By Easter weekend, many terminals at LaGuardia reported waits of just 1-3 minutes in general lanes, offering a brief respite. However, officials warned that full normalization could take weeks as recruitment and retention efforts continue. TSA has faced broader challenges in recent years, including high turnover and competition from other sectors for workers.

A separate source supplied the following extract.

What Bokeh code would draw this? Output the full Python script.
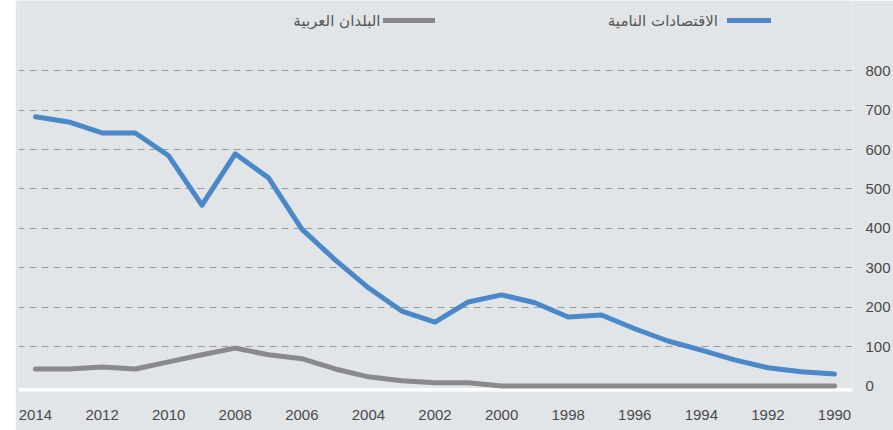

Tips for Smoother Security at LaGuardia

Travelers can take several steps to minimize delays amid fluctuating conditions:

  • Enroll in TSA PreCheck or CLEAR: These programs consistently deliver the shortest waits. PreCheck allows eligible passengers to keep shoes, belts and light jackets on, while CLEAR uses biometric screening to skip to the front of the line.
  • Arrive Early: Airport guidance suggests reaching LaGuardia at least two hours before domestic flights, or three hours for international or peak periods. Add buffer time if traveling with children, checked bags or during known busy windows (roughly 7:30-9:30 a.m. and 4:30-6:30 p.m.).
  • Pack Smart: Follow the 3-1-1 liquids rule and remove electronics and large toiletries in advance to speed screening.
  • Monitor Real-Time Data: Use the LaGuardia website, MyTSA app or third-party trackers like takeofftimer.com for live updates. Walk times from security to gates are also posted and typically range from 5-15 minutes depending on the terminal and gate location.
  • Consider Alternatives: Some frequent flyers opt for rideshare drop-off timing or even private security fast-track services offered by certain terminals or airlines.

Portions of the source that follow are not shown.